◆ **Data extract**
------------------------------------------------

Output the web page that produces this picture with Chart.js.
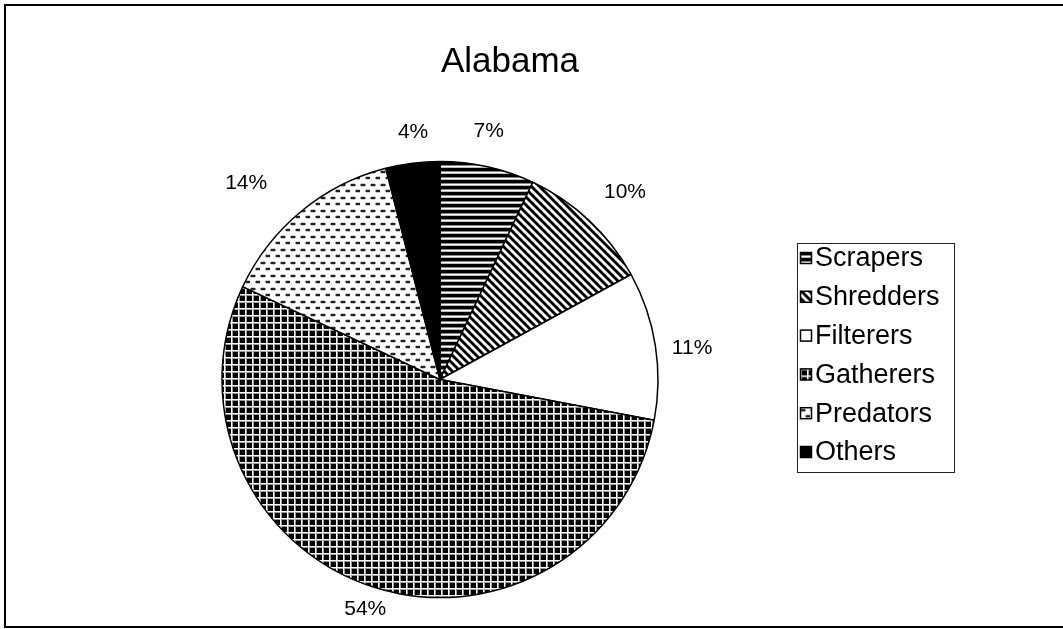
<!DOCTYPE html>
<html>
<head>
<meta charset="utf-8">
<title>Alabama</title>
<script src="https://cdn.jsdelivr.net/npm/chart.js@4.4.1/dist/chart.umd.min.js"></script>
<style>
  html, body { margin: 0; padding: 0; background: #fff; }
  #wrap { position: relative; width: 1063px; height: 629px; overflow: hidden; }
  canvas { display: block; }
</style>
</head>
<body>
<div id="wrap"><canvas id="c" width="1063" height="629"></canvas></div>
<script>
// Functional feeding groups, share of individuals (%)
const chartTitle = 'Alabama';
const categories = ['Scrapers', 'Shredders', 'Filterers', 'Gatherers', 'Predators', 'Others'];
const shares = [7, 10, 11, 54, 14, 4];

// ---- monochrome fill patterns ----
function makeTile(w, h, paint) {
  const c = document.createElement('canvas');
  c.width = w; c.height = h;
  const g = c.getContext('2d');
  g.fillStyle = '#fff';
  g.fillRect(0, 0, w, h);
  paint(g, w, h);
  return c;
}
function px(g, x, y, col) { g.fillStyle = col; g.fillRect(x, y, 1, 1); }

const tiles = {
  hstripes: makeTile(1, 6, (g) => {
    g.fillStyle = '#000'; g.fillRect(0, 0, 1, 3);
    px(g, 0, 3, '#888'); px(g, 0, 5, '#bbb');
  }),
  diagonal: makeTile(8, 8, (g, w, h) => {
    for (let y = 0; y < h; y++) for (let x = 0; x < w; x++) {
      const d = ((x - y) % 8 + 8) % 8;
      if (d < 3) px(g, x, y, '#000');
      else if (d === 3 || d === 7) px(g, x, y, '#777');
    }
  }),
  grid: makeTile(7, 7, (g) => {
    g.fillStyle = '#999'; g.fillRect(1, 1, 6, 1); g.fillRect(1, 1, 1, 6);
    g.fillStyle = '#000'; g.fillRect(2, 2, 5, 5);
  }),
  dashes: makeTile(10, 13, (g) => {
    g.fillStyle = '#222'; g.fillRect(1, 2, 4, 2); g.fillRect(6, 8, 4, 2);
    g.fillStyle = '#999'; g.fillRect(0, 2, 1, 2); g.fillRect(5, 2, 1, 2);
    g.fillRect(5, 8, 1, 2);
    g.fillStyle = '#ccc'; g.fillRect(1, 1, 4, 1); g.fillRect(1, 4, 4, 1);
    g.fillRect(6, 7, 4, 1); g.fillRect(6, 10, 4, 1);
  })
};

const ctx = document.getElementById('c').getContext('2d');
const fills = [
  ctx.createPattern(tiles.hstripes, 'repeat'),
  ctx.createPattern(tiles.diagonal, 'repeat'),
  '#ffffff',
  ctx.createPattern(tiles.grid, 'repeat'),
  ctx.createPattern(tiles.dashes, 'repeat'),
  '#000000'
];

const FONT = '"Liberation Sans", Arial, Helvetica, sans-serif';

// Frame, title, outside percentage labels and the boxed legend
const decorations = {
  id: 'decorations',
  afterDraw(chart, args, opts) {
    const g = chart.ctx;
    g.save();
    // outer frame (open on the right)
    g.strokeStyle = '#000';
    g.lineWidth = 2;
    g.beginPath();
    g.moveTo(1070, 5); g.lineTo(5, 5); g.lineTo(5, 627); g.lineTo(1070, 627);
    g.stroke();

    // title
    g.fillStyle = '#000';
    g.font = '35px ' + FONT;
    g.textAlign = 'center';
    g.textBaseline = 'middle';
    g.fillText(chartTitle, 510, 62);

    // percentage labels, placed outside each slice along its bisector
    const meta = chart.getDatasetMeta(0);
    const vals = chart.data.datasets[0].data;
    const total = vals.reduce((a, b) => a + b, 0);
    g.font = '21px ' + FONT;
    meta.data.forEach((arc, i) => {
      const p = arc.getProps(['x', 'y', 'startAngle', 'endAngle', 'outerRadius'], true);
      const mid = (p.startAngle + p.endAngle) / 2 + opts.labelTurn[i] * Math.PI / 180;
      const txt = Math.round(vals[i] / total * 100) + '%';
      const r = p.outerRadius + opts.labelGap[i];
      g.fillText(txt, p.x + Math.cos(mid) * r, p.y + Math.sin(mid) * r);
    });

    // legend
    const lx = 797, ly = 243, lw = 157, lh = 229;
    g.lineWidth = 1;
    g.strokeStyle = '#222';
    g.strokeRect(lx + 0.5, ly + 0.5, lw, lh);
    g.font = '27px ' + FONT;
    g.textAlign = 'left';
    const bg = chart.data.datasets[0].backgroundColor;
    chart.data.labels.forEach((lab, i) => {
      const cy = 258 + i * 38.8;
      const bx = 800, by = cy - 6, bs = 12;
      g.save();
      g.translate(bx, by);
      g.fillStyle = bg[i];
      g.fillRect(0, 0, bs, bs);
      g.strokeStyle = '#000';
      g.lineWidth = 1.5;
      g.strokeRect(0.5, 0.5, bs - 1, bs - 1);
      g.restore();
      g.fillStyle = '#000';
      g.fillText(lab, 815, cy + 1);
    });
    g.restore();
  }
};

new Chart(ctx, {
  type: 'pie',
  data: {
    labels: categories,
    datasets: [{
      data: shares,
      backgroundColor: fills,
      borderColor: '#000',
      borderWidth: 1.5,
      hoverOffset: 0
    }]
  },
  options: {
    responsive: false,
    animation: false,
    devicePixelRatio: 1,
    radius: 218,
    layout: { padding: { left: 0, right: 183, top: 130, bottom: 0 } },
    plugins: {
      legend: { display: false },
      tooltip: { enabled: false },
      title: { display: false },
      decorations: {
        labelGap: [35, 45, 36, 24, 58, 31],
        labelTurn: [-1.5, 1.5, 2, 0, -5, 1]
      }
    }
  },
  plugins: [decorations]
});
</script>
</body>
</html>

------------------------------------------------

◆ **Stated goal**
Set the listing down in full and exactly. Pictures within it should not appear in the copy.

◆ **Solution to this exercise**
Output the web page that produces this picture with Chart.js.
<!DOCTYPE html>
<html>
<head>
<meta charset="utf-8">
<title>Alabama</title>
<script src="https://cdn.jsdelivr.net/npm/chart.js@4.4.1/dist/chart.umd.min.js"></script>
<style>
  html, body { margin: 0; padding: 0; background: #fff; }
  #wrap { position: relative; width: 1063px; height: 629px; overflow: hidden; }
  canvas { display: block; }
</style>
</head>
<body>
<div id="wrap"><canvas id="c" width="1063" height="629"></canvas></div>
<script>
// Functional feeding groups, share of individuals (%)
const chartTitle = 'Alabama';
const categories = ['Scrapers', 'Shredders', 'Filterers', 'Gatherers', 'Predators', 'Others'];
const shares = [7, 10, 11, 54, 14, 4];

// ---- monochrome fill patterns ----
function makeTile(w, h, paint) {
  const c = document.createElement('canvas');
  c.width = w; c.height = h;
  const g = c.getContext('2d');
  g.fillStyle = '#fff';
  g.fillRect(0, 0, w, h);
  paint(g, w, h);
  return c;
}
function px(g, x, y, col) { g.fillStyle = col; g.fillRect(x, y, 1, 1); }

const tiles = {
  hstripes: makeTile(1, 6, (g) => {
    g.fillStyle = '#000'; g.fillRect(0, 0, 1, 3);
    px(g, 0, 3, '#888'); px(g, 0, 5, '#bbb');
  }),
  diagonal: makeTile(8, 8, (g, w, h) => {
    for (let y = 0; y < h; y++) for (let x = 0; x < w; x++) {
      const d = ((x - y) % 8 + 8) % 8;
      if (d < 3) px(g, x, y, '#000');
      else if (d === 3 || d === 7) px(g, x, y, '#777');
    }
  }),
  grid: makeTile(7, 7, (g) => {
    g.fillStyle = '#999'; g.fillRect(1, 1, 6, 1); g.fillRect(1, 1, 1, 6);
    g.fillStyle = '#000'; g.fillRect(2, 2, 5, 5);
  }),
  dashes: makeTile(10, 13, (g) => {
    g.fillStyle = '#222'; g.fillRect(1, 2, 4, 2); g.fillRect(6, 8, 4, 2);
    g.fillStyle = '#999'; g.fillRect(0, 2, 1, 2); g.fillRect(5, 2, 1, 2);
    g.fillRect(5, 8, 1, 2);
    g.fillStyle = '#ccc'; g.fillRect(1, 1, 4, 1); g.fillRect(1, 4, 4, 1);
    g.fillRect(6, 7, 4, 1); g.fillRect(6, 10, 4, 1);
  })
};

const ctx = document.getElementById('c').getContext('2d');
const fills = [
  ctx.createPattern(tiles.hstripes, 'repeat'),
  ctx.createPattern(tiles.diagonal, 'repeat'),
  '#ffffff',
  ctx.createPattern(tiles.grid, 'repeat'),
  ctx.createPattern(tiles.dashes, 'repeat'),
  '#000000'
];

const FONT = '"Liberation Sans", Arial, Helvetica, sans-serif';

// Frame, title, outside percentage labels and the boxed legend
const decorations = {
  id: 'decorations',
  afterDraw(chart, args, opts) {
    const g = chart.ctx;
    g.save();
    // outer frame (open on the right)
    g.strokeStyle = '#000';
    g.lineWidth = 2;
    g.beginPath();
    g.moveTo(1070, 5); g.lineTo(5, 5); g.lineTo(5, 627); g.lineTo(1070, 627);
    g.stroke();

    // title
    g.fillStyle = '#000';
    g.font = '35px ' + FONT;
    g.textAlign = 'center';
    g.textBaseline = 'middle';
    g.fillText(chartTitle, 510, 62);

    // percentage labels, placed outside each slice along its bisector
    const meta = chart.getDatasetMeta(0);
    const vals = chart.data.datasets[0].data;
    const total = vals.reduce((a, b) => a + b, 0);
    g.font = '21px ' + FONT;
    meta.data.forEach((arc, i) => {
      const p = arc.getProps(['x', 'y', 'startAngle', 'endAngle', 'outerRadius'], true);
      const mid = (p.startAngle + p.endAngle) / 2 + opts.labelTurn[i] * Math.PI / 180;
      const txt = Math.round(vals[i] / total * 100) + '%';
      const r = p.outerRadius + opts.labelGap[i];
      g.fillText(txt, p.x + Math.cos(mid) * r, p.y + Math.sin(mid) * r);
    });

    // legend
    const lx = 797, ly = 243, lw = 157, lh = 229;
    g.lineWidth = 1;
    g.strokeStyle = '#222';
    g.strokeRect(lx + 0.5, ly + 0.5, lw, lh);
    g.font = '27px ' + FONT;
    g.textAlign = 'left';
    const bg = chart.data.datasets[0].backgroundColor;
    chart.data.labels.forEach((lab, i) => {
      const cy = 258 + i * 38.8;
      const bx = 800, by = cy - 6, bs = 12;
      g.save();
      g.translate(bx, by);
      g.fillStyle = bg[i];
      g.fillRect(0, 0, bs, bs);
      g.strokeStyle = '#000';
      g.lineWidth = 1.5;
      g.strokeRect(0.5, 0.5, bs - 1, bs - 1);
      g.restore();
      g.fillStyle = '#000';
      g.fillText(lab, 815, cy + 1);
    });
    g.restore();
  }
};

new Chart(ctx, {
  type: 'pie',
  data: {
    labels: categories,
    datasets: [{
      data: shares,
      backgroundColor: fills,
      borderColor: '#000',
      borderWidth: 1.5,
      hoverOffset: 0
    }]
  },
  options: {
    responsive: false,
    animation: false,
    devicePixelRatio: 1,
    radius: 218,
    layout: { padding: { left: 0, right: 183, top: 130, bottom: 0 } },
    plugins: {
      legend: { display: false },
      tooltip: { enabled: false },
      title: { display: false },
      decorations: {
        labelGap: [35, 45, 36, 24, 58, 31],
        labelTurn: [-1.5, 1.5, 2, 0, -5, 1]
      }
    }
  },
  plugins: [decorations]
});
</script>
</body>
</html>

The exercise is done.